◆ Exercise brief ◆
Extract the full listing verbatim and drop any pictures from your copy.

◆ Data segment ◆
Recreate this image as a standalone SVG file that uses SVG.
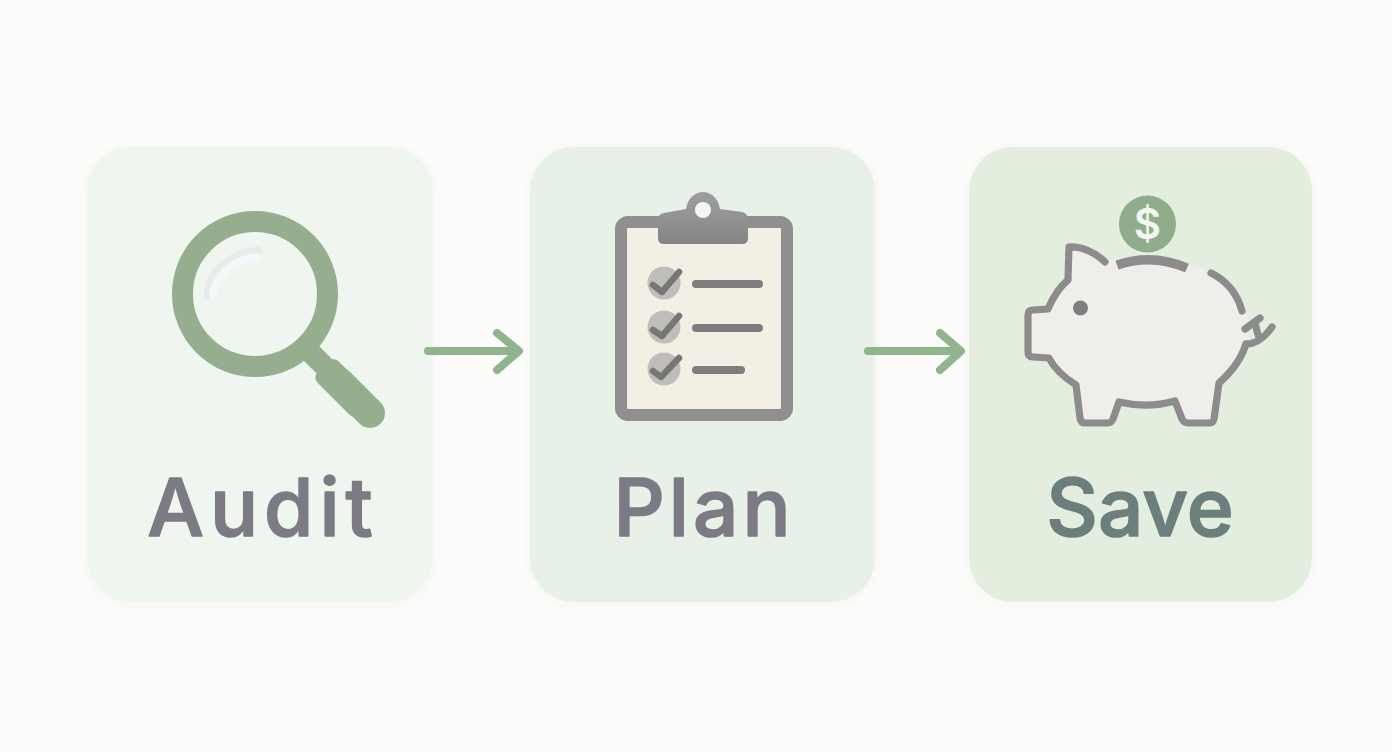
<svg xmlns="http://www.w3.org/2000/svg" width="1392" height="752" viewBox="0 0 1392 752">
<defs>
<filter id="soft" x="-20%" y="-20%" width="140%" height="140%"><feGaussianBlur stdDeviation="5"/></filter>
<linearGradient id="clip" x1="0" y1="0" x2="0" y2="1"><stop offset="0" stop-color="#9d9e9d"/><stop offset="1" stop-color="#858585"/></linearGradient>
</defs>
<style>
.label{font-family:"Inter","Liberation Sans",sans-serif;font-size:80px;font-weight:500;text-anchor:middle;stroke-width:1.600;stroke-linejoin:round}
.arrow{fill:none;stroke:#90b58d;stroke-width:8;stroke-linecap:round;stroke-linejoin:round}
.bar{stroke:#7e7c7c;stroke-width:8;stroke-linecap:round;fill:none}
.tick{stroke:#787575;stroke-width:6.500;stroke-linecap:round;stroke-linejoin:round;fill:none}
.ol{fill:none;stroke:#8c8c8c;stroke-linecap:round;stroke-linejoin:round;stroke-width:7.200}
.halo{fill:#f7f8f6;filter:url(#soft)}
</style>
<rect width="1392" height="752" fill="#fcfcfb"/>
<g id="audit">
<rect class="halo" x="83" y="145" width="354" height="462" rx="46"/>
<rect x="87" y="147" width="346" height="455" rx="44" fill="#eff5ef"/>
<circle cx="255" cy="294" r="72.500" fill="none" stroke="#96ae8e" stroke-width="21"/>
<path d="M208 296C208 274 228 254 258 251" fill="none" stroke="#e6ecea" stroke-width="9" stroke-linecap="round"/>
<path d="M213 296C214 276 234 258 258 257" fill="none" stroke="#f5f8fa" stroke-width="7.500" stroke-linecap="round"/>
<path d="M310 352L332 374" stroke="#96ae8e" stroke-width="21" fill="none"/>
<rect x="323" y="352" width="60" height="30" rx="7" transform="rotate(45 323 367)" fill="#96ae8e"/>
<path d="M340 383L370 413" stroke="#96ae8e" stroke-width="30" stroke-linecap="round" fill="none"/>
<text class="label" x="263" y="536" fill="#7c7b85" stroke="#7c7b85" letter-spacing="6">Audit</text>
</g>
<g id="plan">
<rect class="halo" x="526" y="145" width="353" height="462" rx="46"/>
<rect x="530" y="147" width="345" height="455" rx="44" fill="#e8f1e8"/>
<rect x="621" y="222" width="166" height="193" rx="7" fill="#f3efe4" stroke="#8f8f8f" stroke-width="12"/>
<path fill="url(#clip)" d="M658 220Q658 214 664 213L686 209C688 197 696 192 703 192C710 192 718 197 720 209L742 212Q748 213 748 220V238Q748 244 742 244H664Q658 244 658 238Z"/>
<circle cx="703" cy="210" r="8" fill="#f5f6f4"/>
<circle cx="664" cy="283" r="16.500" fill="#bfbdba"/>
<circle cx="664" cy="327" r="16.500" fill="#bfbdba"/>
<circle cx="664" cy="369" r="16.500" fill="#bfbdba"/>
<path class="tick" d="M653 285L662 292L679 272"/>
<path class="tick" d="M653 330L662 336L679 316"/>
<path class="tick" d="M653 371L661 377L679 358"/>
<path class="bar" d="M696 284H759"/>
<path class="bar" d="M696 328H759"/>
<path class="bar" d="M696 370H741"/>
<text class="label" x="704" y="536" fill="#7c7b85" stroke="#7c7b85" letter-spacing="4">Plan</text>
</g>
<g id="save">
<rect class="halo" x="965" y="145" width="351" height="462" rx="46"/>
<rect x="969" y="147" width="343" height="455" rx="44" fill="#e3eede"/>
<circle cx="1147.500" cy="224" r="28.500" fill="#8fac8c"/>
<text x="1147.500" y="239" font-family="Inter,'Liberation Sans',sans-serif" font-size="42" font-weight="600" text-anchor="middle" fill="#f2f6f0">$</text>
<path d="M1105 262C1095 252 1080 246 1069 247L1068 280C1056 290 1051 302 1048 309L1033 310Q1028 310 1028 315V352Q1028 357 1033 357L1049 358C1055 370 1065 378 1076 385L1080 418Q1081 423 1085 423H1108Q1111 423 1113 419L1119 402C1136 406 1157 406 1175 401L1182 419Q1184 423 1188 423H1210Q1213 423 1214 419L1219 383C1230 373 1240 362 1246 342C1252 325 1248 300 1211 273C1180 258 1130 252 1105 262Z" fill="#f0eeeb"/>
<path class="ol" d="M1105 262C1095 252 1080 246 1069 247L1068 280C1056 290 1051 302 1048 309L1033 310Q1028 310 1028 315V352Q1028 357 1033 357L1049 358C1055 370 1065 378 1076 385L1080 418Q1081 423 1085 423H1108Q1111 423 1113 419L1119 402C1136 406 1157 406 1175 401L1182 419Q1184 423 1188 423H1210Q1213 423 1214 419L1219 383C1230 373 1240 362 1246 344"/>
<path d="M1117 265Q1152 253 1187 268" fill="none" stroke="#8d8c8c" stroke-width="9.500"/>
<path class="ol" d="M1211 273Q1235 285 1242 311"/>
<path class="ol" d="M1246 344Q1260 344 1272 327M1245 329L1260 318M1255 323L1258 335"/>
<circle cx="1080.500" cy="308" r="7.500" fill="#7f7d7d"/>
<text class="label" x="1140" y="536" fill="#6c7f7c" stroke="#6c7f7c">Save</text>
</g>
<g id="connectors">
<path class="arrow" d="M428 351H518M497 333L519 351L497 370"/>
<path class="arrow" d="M868 351H960M940 333L961 351L940 370"/>
</g>
</svg>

◆ Answer ◆
Recreate this image as a standalone SVG file that uses SVG.
<svg xmlns="http://www.w3.org/2000/svg" width="1392" height="752" viewBox="0 0 1392 752">
<defs>
<filter id="soft" x="-20%" y="-20%" width="140%" height="140%"><feGaussianBlur stdDeviation="5"/></filter>
<linearGradient id="clip" x1="0" y1="0" x2="0" y2="1"><stop offset="0" stop-color="#9d9e9d"/><stop offset="1" stop-color="#858585"/></linearGradient>
</defs>
<style>
.label{font-family:"Inter","Liberation Sans",sans-serif;font-size:80px;font-weight:500;text-anchor:middle;stroke-width:1.600;stroke-linejoin:round}
.arrow{fill:none;stroke:#90b58d;stroke-width:8;stroke-linecap:round;stroke-linejoin:round}
.bar{stroke:#7e7c7c;stroke-width:8;stroke-linecap:round;fill:none}
.tick{stroke:#787575;stroke-width:6.500;stroke-linecap:round;stroke-linejoin:round;fill:none}
.ol{fill:none;stroke:#8c8c8c;stroke-linecap:round;stroke-linejoin:round;stroke-width:7.200}
.halo{fill:#f7f8f6;filter:url(#soft)}
</style>
<rect width="1392" height="752" fill="#fcfcfb"/>
<g id="audit">
<rect class="halo" x="83" y="145" width="354" height="462" rx="46"/>
<rect x="87" y="147" width="346" height="455" rx="44" fill="#eff5ef"/>
<circle cx="255" cy="294" r="72.500" fill="none" stroke="#96ae8e" stroke-width="21"/>
<path d="M208 296C208 274 228 254 258 251" fill="none" stroke="#e6ecea" stroke-width="9" stroke-linecap="round"/>
<path d="M213 296C214 276 234 258 258 257" fill="none" stroke="#f5f8fa" stroke-width="7.500" stroke-linecap="round"/>
<path d="M310 352L332 374" stroke="#96ae8e" stroke-width="21" fill="none"/>
<rect x="323" y="352" width="60" height="30" rx="7" transform="rotate(45 323 367)" fill="#96ae8e"/>
<path d="M340 383L370 413" stroke="#96ae8e" stroke-width="30" stroke-linecap="round" fill="none"/>
<text class="label" x="263" y="536" fill="#7c7b85" stroke="#7c7b85" letter-spacing="6">Audit</text>
</g>
<g id="plan">
<rect class="halo" x="526" y="145" width="353" height="462" rx="46"/>
<rect x="530" y="147" width="345" height="455" rx="44" fill="#e8f1e8"/>
<rect x="621" y="222" width="166" height="193" rx="7" fill="#f3efe4" stroke="#8f8f8f" stroke-width="12"/>
<path fill="url(#clip)" d="M658 220Q658 214 664 213L686 209C688 197 696 192 703 192C710 192 718 197 720 209L742 212Q748 213 748 220V238Q748 244 742 244H664Q658 244 658 238Z"/>
<circle cx="703" cy="210" r="8" fill="#f5f6f4"/>
<circle cx="664" cy="283" r="16.500" fill="#bfbdba"/>
<circle cx="664" cy="327" r="16.500" fill="#bfbdba"/>
<circle cx="664" cy="369" r="16.500" fill="#bfbdba"/>
<path class="tick" d="M653 285L662 292L679 272"/>
<path class="tick" d="M653 330L662 336L679 316"/>
<path class="tick" d="M653 371L661 377L679 358"/>
<path class="bar" d="M696 284H759"/>
<path class="bar" d="M696 328H759"/>
<path class="bar" d="M696 370H741"/>
<text class="label" x="704" y="536" fill="#7c7b85" stroke="#7c7b85" letter-spacing="4">Plan</text>
</g>
<g id="save">
<rect class="halo" x="965" y="145" width="351" height="462" rx="46"/>
<rect x="969" y="147" width="343" height="455" rx="44" fill="#e3eede"/>
<circle cx="1147.500" cy="224" r="28.500" fill="#8fac8c"/>
<text x="1147.500" y="239" font-family="Inter,'Liberation Sans',sans-serif" font-size="42" font-weight="600" text-anchor="middle" fill="#f2f6f0">$</text>
<path d="M1105 262C1095 252 1080 246 1069 247L1068 280C1056 290 1051 302 1048 309L1033 310Q1028 310 1028 315V352Q1028 357 1033 357L1049 358C1055 370 1065 378 1076 385L1080 418Q1081 423 1085 423H1108Q1111 423 1113 419L1119 402C1136 406 1157 406 1175 401L1182 419Q1184 423 1188 423H1210Q1213 423 1214 419L1219 383C1230 373 1240 362 1246 342C1252 325 1248 300 1211 273C1180 258 1130 252 1105 262Z" fill="#f0eeeb"/>
<path class="ol" d="M1105 262C1095 252 1080 246 1069 247L1068 280C1056 290 1051 302 1048 309L1033 310Q1028 310 1028 315V352Q1028 357 1033 357L1049 358C1055 370 1065 378 1076 385L1080 418Q1081 423 1085 423H1108Q1111 423 1113 419L1119 402C1136 406 1157 406 1175 401L1182 419Q1184 423 1188 423H1210Q1213 423 1214 419L1219 383C1230 373 1240 362 1246 344"/>
<path d="M1117 265Q1152 253 1187 268" fill="none" stroke="#8d8c8c" stroke-width="9.500"/>
<path class="ol" d="M1211 273Q1235 285 1242 311"/>
<path class="ol" d="M1246 344Q1260 344 1272 327M1245 329L1260 318M1255 323L1258 335"/>
<circle cx="1080.500" cy="308" r="7.500" fill="#7f7d7d"/>
<text class="label" x="1140" y="536" fill="#6c7f7c" stroke="#6c7f7c">Save</text>
</g>
<g id="connectors">
<path class="arrow" d="M428 351H518M497 333L519 351L497 370"/>
<path class="arrow" d="M868 351H960M940 333L961 351L940 370"/>
</g>
</svg>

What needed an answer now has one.